We're going to go now to Rabbi Aaron Bisno. He's the senior rabbi at the Rodef Shalom congregation not far from Tree of Life. He was at a funeral for some of the victims earlier today.

Rabbi Bisno, thank you so much for taking the time to talk with us today.

AARON BISNO: I appreciate you having me on.

CHANG: I understand the funeral you attended was for the two brothers who were killed on Saturday, Cecil and David Rosenthal. Can you tell me, what was it like to be in that room today?

BISNO: It was a very special privilege to be there to celebrate their lives. This was the largest-capacity crowd we had ever had in that building. Our sanctuary was built in 1907 and seats 1,100, and they were easily 1,400, 1,500...

CHANG: Wow.

BISNO: ...People there. It was really a very special privilege, poignant and sad, but a privilege just the same.

CHANG: I know you also had spent some time getting to know one of the other victims, Richard Gottfried. He was a dentist in the community. Would you share a little bit about him with us?

BISNO: Sure. A year and a half ago, Bishop David Zubik, our Catholic bishop in town, and I led our second trip as an interfaith pilgrimage to Israel. And Richard and his wife, Peg, and his sister and brother-in-law joined us on a group of a number of interfaith couples as we traveled through Israel and came to appreciate better Judaism and Christianity's shared traditions and where they diverge. And it was incredibly meaningful for - for Richard, I know...

CHANG: Yeah.

BISNO: ...And for his family.

CHANG: Now, Tree of Life is in the same neighborhood as your congregation. How are your members coping right now?

BISNO: It's a surreal experience for all of us as we begin to absorb what the impact of this will be on our community. Everyone knew someone or had a connection.
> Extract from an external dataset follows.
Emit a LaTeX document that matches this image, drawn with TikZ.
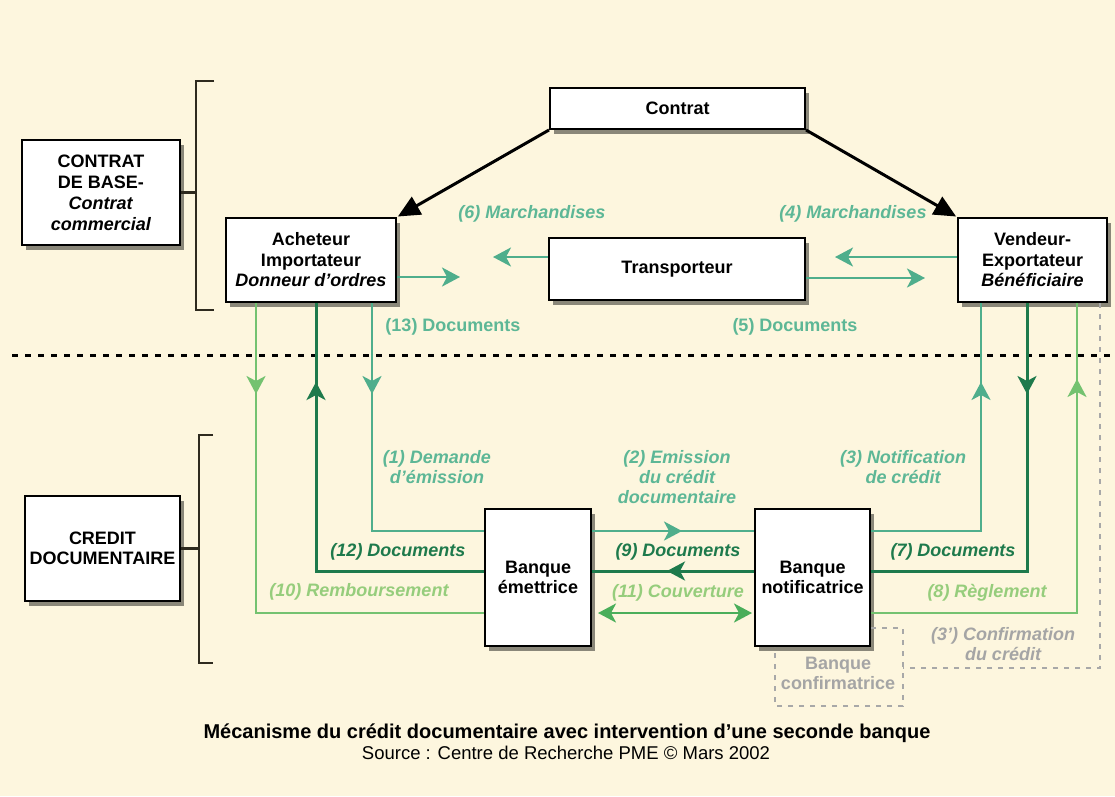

It's a very special community, Squirrel Hill, multigenerational and overlapping relationships throughout the Jewish community and across religious denominations.

CHANG: And how are you talking with your members about the shooting? I mean, what do you say about something like this?
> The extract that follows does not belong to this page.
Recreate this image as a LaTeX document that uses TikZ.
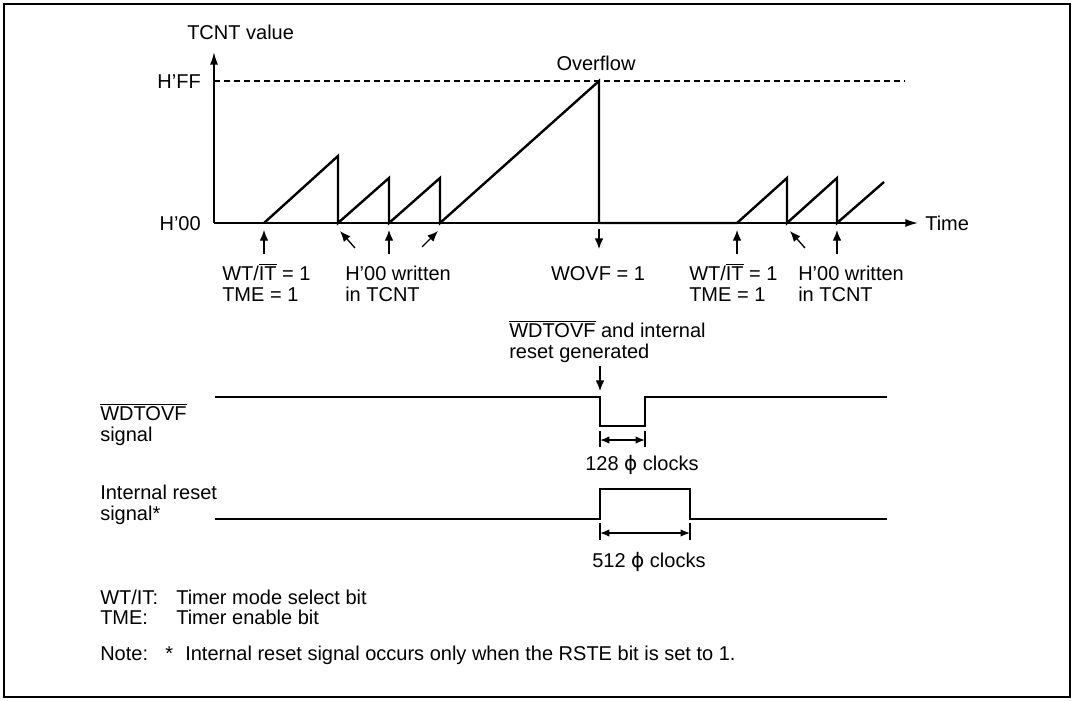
\documentclass[tikz,border=0pt]{standalone}
\usepackage{fontspec}
\setmainfont{Liberation Sans}
\newfontfamily\phifont{DejaVu Sans}
\usetikzlibrary{arrows.meta}
\newcommand\ovl[1]{\ensuremath{\overline{\mbox{#1}}}}
\newcommand\phisym{{\phifont ϕ}}
\begin{document}
\begin{tikzpicture}[x=0.75pt,y=-0.75pt,
  txt/.style={inner sep=0pt, font=\fontsize{15}{15.75}\selectfont},
  axisline/.style={line width=1.1pt,-{Latex[length=9.5pt,width=6pt]}},
  sig/.style={line width=1.8pt, line join=miter},
  ann/.style={line width=1pt,-{Latex[length=8pt,width=6.5pt]}},
  dimarrow/.style={line width=1pt,{Latex[length=7pt,width=5.5pt]}-{Latex[length=7pt,width=5.5pt]}},
  tickline/.style={line width=1pt}]
\useasboundingbox (0,0) rectangle (1073,700);
\draw[line width=1.5pt] (3.5,3.5) rectangle (1069.5,696.5);

% axes
\coordinate (O) at (214,223);
\coordinate (ytop) at (214,52);
\coordinate (xend) at (918,223);
\draw[axisline] (O) -- (ytop);
\draw[axisline] (O) -- (xend);
\coordinate (dashL) at (214,81);
\coordinate (dashR) at (905,81);
\draw[line width=0.8pt, dash pattern=on 4.5pt off 3pt] (dashL) -- (dashR);

% TCNT waveform
\draw[sig] (264,223) -- (338,156) -- (338,223) -- (389,178) -- (389,223)
  -- (440,178) -- (440,223) -- (599,81) -- (599,223) -- (737,223)
  -- (787,178) -- (787,223) -- (837,178) -- (837,223) -- (884,182);

% axis labels
\node[txt,anchor=base west] (tcnt) at (187,39) {TCNT value};
\node[txt,anchor=base east] (hff) at (201,88) {H’FF};
\node[txt,anchor=base east] (hzero) at (201,230) {H’00};
\node[txt,anchor=base] (ovf) at (596,70) {Overflow};
\node[txt,anchor=base west] (time) at (925,230) {Time};

% event arrows
\coordinate (a1s) at (264,254); \coordinate (a1e) at (264,230);
\coordinate (a2s) at (355,248); \coordinate (a2e) at (340,231);
\coordinate (a3s) at (389,254); \coordinate (a3e) at (389,230);
\coordinate (a4s) at (422,247); \coordinate (a4e) at (438,231);
\coordinate (a5s) at (599,229); \coordinate (a5e) at (599,249);
\coordinate (a6s) at (737,254); \coordinate (a6e) at (737,230);
\coordinate (a7s) at (805,248); \coordinate (a7e) at (790,231);
\coordinate (a8s) at (837,254); \coordinate (a8e) at (837,230);
\draw[ann] (a1s) -- (a1e);
\draw[ann] (a2s) -- (a2e);
\draw[ann] (a3s) -- (a3e);
\draw[ann] (a4s) -- (a4e);
\draw[ann] (a5s) -- (a5e);
\draw[ann] (a6s) -- (a6e);
\draw[ann] (a7s) -- (a7e);
\draw[ann] (a8s) -- (a8e);

% event labels
\node[txt,anchor=base west] (wtA) at (222,280) {WT/\ovl{IT} = 1};
\node[txt,anchor=base west] (tmeA) at (222,301) {TME = 1};
\node[txt,anchor=base west] (hwA) at (345,280) {H’00 written};
\node[txt,anchor=base west] (inA) at (345,301) {in TCNT};
\node[txt,anchor=base] (wovf) at (598,280) {WOVF = 1};
\node[txt,anchor=base west] (wtB) at (689,280) {WT/\ovl{IT} = 1};
\node[txt,anchor=base west] (tmeB) at (689,301) {TME = 1};
\node[txt,anchor=base west] (hwB) at (798,280) {H’00 written};
\node[txt,anchor=base west] (inB) at (798,301) {in TCNT};

\node[txt,anchor=base west] (genA) at (509,337) {\ovl{WDTOVF} and internal};
\node[txt,anchor=base west] (genB) at (509,358) {reset generated};
\coordinate (gs) at (600,366); \coordinate (ge) at (600,391);
\draw[ann] (gs) -- (ge);

% WDTOVF signal
\node[txt,anchor=base west] (wdA) at (100,420) {\ovl{WDTOVF}};
\node[txt,anchor=base west] (wdB) at (100,441) {signal};
\draw[sig] (215,397) -- (600,397) -- (600,426) -- (645,426) -- (645,397) -- (887,397);
\coordinate (t1a) at (600,431); \coordinate (t1b) at (600,447);
\coordinate (t2a) at (645,431); \coordinate (t2b) at (645,447);
\draw[tickline] (t1a) -- (t1b);
\draw[tickline] (t2a) -- (t2b);
\coordinate (d1a) at (600,440); \coordinate (d1b) at (645,440);
\draw[dimarrow] (d1a) -- (d1b);
\node[txt,anchor=base west] (c128) at (585,470) {128 \phisym\ clocks};

% internal reset signal
\node[txt,anchor=base west] (irA) at (100,499) {Internal reset};
\node[txt,anchor=base west] (irB) at (100,520) {signal*};
\draw[sig] (215,519) -- (600,519) -- (600,489) -- (690,489) -- (690,519) -- (887,519);
\coordinate (t3a) at (600,523); \coordinate (t3b) at (600,540);
\coordinate (t4a) at (690,523); \coordinate (t4b) at (690,540);
\draw[tickline] (t3a) -- (t3b);
\draw[tickline] (t4a) -- (t4b);
\coordinate (d2a) at (600,533); \coordinate (d2b) at (690,533);
\draw[dimarrow] (d2a) -- (d2b);
\node[txt,anchor=base west] (c512) at (592,567) {512 \phisym\ clocks};

% notes
\node[txt,anchor=base west] (nA) at (100,604) {WT/IT:};
\node[txt,anchor=base west] (nAb) at (176,604) {Timer mode select bit};
\node[txt,anchor=base west] (nB) at (100,624) {TME:};
\node[txt,anchor=base west] (nBb) at (176,624) {Timer enable bit};
\node[txt,anchor=base west] (nC) at (100,660) {Note:};
\node[txt,anchor=base west] (nCs) at (165,660) {*};
\node[txt,anchor=base west] (nCb) at (185,660) {Internal reset signal occurs only when the RSTE bit is set to 1.};
\end{tikzpicture}
\end{document}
BISNO: We simply at this point acknowledge just our deep sense of shock and sadness and how we'll support each other through this and how we need each other, will rely on each other and how the strength of our relationships will - will carry us through.
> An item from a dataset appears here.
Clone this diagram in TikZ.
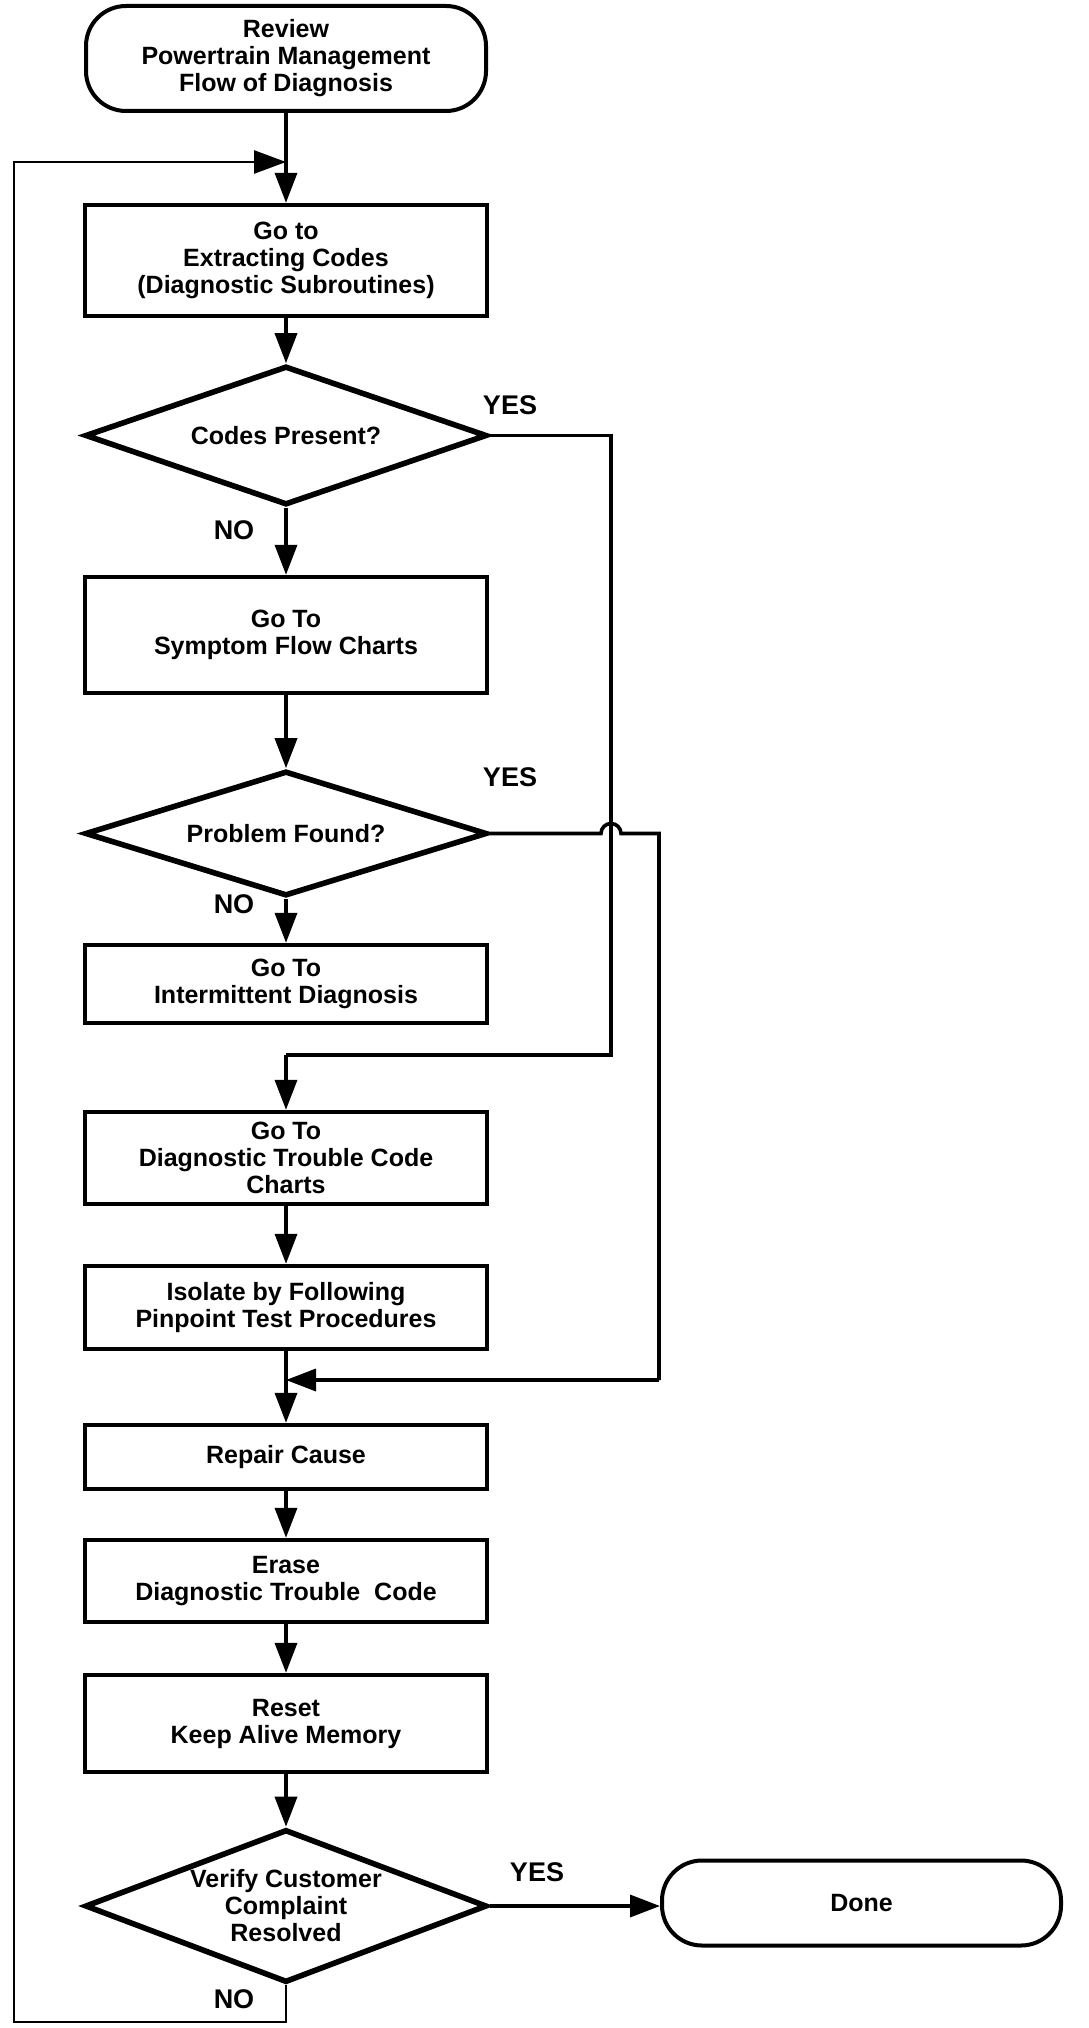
\documentclass[tikz,border=0pt]{standalone}
\usepackage{fontspec}
\setmainfont{Liberation Sans}
\usetikzlibrary{shapes.geometric,arrows.meta}
\tikzset{
  boxtxt/.style={font=\bfseries\fontsize{12.5}{13.5}\selectfont, align=center},
  procbox/.style={boxtxt, draw, line width=2.2pt, rectangle, minimum width=201pt, inner sep=0pt},
  decbox/.style={boxtxt, draw, line width=2.8pt, diamond, minimum width=201pt, inner sep=0pt},
  termbox/.style={boxtxt, draw, line width=2pt, rectangle, rounded corners=20pt, minimum width=200pt, inner sep=0pt},
  lbl/.style={font=\bfseries\fontsize{13.5}{14}\selectfont, inner sep=0pt},
  conn/.style={line width=1.8pt},
  loopline/.style={line width=1.4pt},
  arr/.style={conn, -{Triangle[length=15pt,width=11pt]}},
  looparr/.style={loopline, -{Triangle[length=16pt,width=11.5pt]}}
}
\begin{document}
\begin{tikzpicture}[x=0.5pt,y=-0.5pt]
\useasboundingbox (0,0) rectangle (1088,2028);
% nodes
\node[termbox, minimum height=52.5pt] (start) at (286,58.5) {Review\\Powertrain Management\\Flow of Diagnosis};
\node[procbox, minimum height=55.5pt] (b1) at (286,260.5) {Go to\\Extracting Codes\\(Diagnostic Subroutines)};
\node[decbox, shape aspect=2.9, minimum height=69.5pt] (d1) at (286,435.5) {Codes Present?};
\node[procbox, minimum height=58pt] (b2) at (286,635) {Go To\\Symptom Flow Charts};
\node[decbox, shape aspect=3.2, minimum height=62.5pt] (d2) at (286,833.5) {Problem Found?};
\node[procbox, minimum height=39pt] (b3) at (286,984) {Go To\\Intermittent Diagnosis};
\node[procbox, minimum height=46pt] (b4) at (286,1158) {Go To\\Diagnostic Trouble Code\\Charts};
\node[procbox, minimum height=41.5pt] (b5) at (286,1307.5) {Isolate by Following\\Pinpoint Test Procedures};
\node[procbox, minimum height=32pt] (b6) at (286,1457) {Repair Cause};
\node[procbox, minimum height=41pt] (b7) at (286,1581) {Erase\\Diagnostic Trouble\ \ Code};
\node[procbox, minimum height=48.5pt] (b8) at (286,1723.5) {Reset\\Keep Alive Memory};
\node[decbox, shape aspect=2.63, minimum height=76.5pt] (d3) at (286,1906) {Verify Customer\\Complaint\\Resolved};
\node[termbox, minimum width=199.5pt, minimum height=42.5pt] (done) at (861.5,1903) {Done};
% coordinates
\coordinate (loopin) at (286,162);
\coordinate (lb) at (14,2022);
\coordinate (lt) at (14,162);
\coordinate (j1) at (611,1055);
\coordinate (j1b) at (286,1055);
\coordinate (hop) at (601,833.5);
\coordinate (j2) at (659,1380);
\coordinate (merge) at (286,1380);
% labels
\node[lbl] (y1) at (510,405) {YES};
\node[lbl] (n1) at (234,530) {NO};
\node[lbl] (y2) at (510,777) {YES};
\node[lbl] (n2) at (234,904) {NO};
\node[lbl] (y3) at (537,1872) {YES};
\node[lbl] (n3) at (234,1999) {NO};
% main flow
\draw[arr] (start) -- (b1);
\draw[arr] (b1) -- (d1);
\draw[arr] (d1) -- (b2);
\draw[arr] (b2) -- (d2);
\draw[arr] (d2) -- (b3);
\draw[arr] (b4) -- (b5);
\draw[arr] (b5) -- (b6);
\draw[arr] (b6) -- (b7);
\draw[arr] (b7) -- (b8);
\draw[arr] (b8) -- (d3);
\draw[arr] (d3.east) -- (d3.east -| done.west);
% YES from codes present
\draw[conn] (d1.east) -| (j1) -- (j1b);
\draw[arr] (j1b) -- (b4);
% YES from problem found, with hop
\draw[conn] (d2.east) -- (hop) arc[start angle=180, end angle=0, radius=5pt] -- (d2.east -| j2) -- (j2);
\draw[arr] (j2) -- (merge);
% loop back
\draw[looparr] (d3.south) |- (lb) -- (lt) -- (loopin);
\end{tikzpicture}
\end{document}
The image I've been coming back to is the way in which Pittsburgh manufactured steel for so much of the last century and how that steel was strengthened and forged in a kiln. And in that same way, as we go through this - this difficult trial, I'm confident that our community will be strengthened thereby as well.

CHANG: As we heard, President Trump is in Pittsburgh today. And some Jewish leaders there asked that he not come now, at least not while the funerals are still underway.

BISNO: Right.

CHANG: Do you agree with them that it's just the wrong time for the president to be visiting?

BISNO: I don't begrudge the president his visit at all. And I've been gratified by the comments he's made and the pronouncements that have come out of the White House in recent days against anti-Semitism.

But I'm troubled by the president's unwillingness or perhaps his inability to actually recognize the power of words and the responsibility he has for the rhetoric that he puts into the public dialogue. And in the absence of his taking responsibility for that, I think he becomes a divisive figure for many. And I worry that his being here is not going to be a source of comfort that he might hope it to otherwise be.

CHANG: What does the community need now, you think, as - as it's trying to heal?

BISNO: I think this community needs time. I think it needs the patience of our - of our country. And at the same time, it needs a sense of urgency, that we're going to actually respond to the reality that we live with a population that's rife with guns and with anger and with alienation and that we're ratcheting up the heat and the vitriol and the defensive posture. And instead, what we really need to do is come together and appreciate the ideals upon which our country was founded, which is an embrace of the refugee and the stranger and those who want to make this...

CHANG: Yeah.

BISNO: ...Land of opportunity their home.

CHANG: Rabbi Aaron Bisno of the Rodef Shalom congregation in Pittsburgh, thank you so much.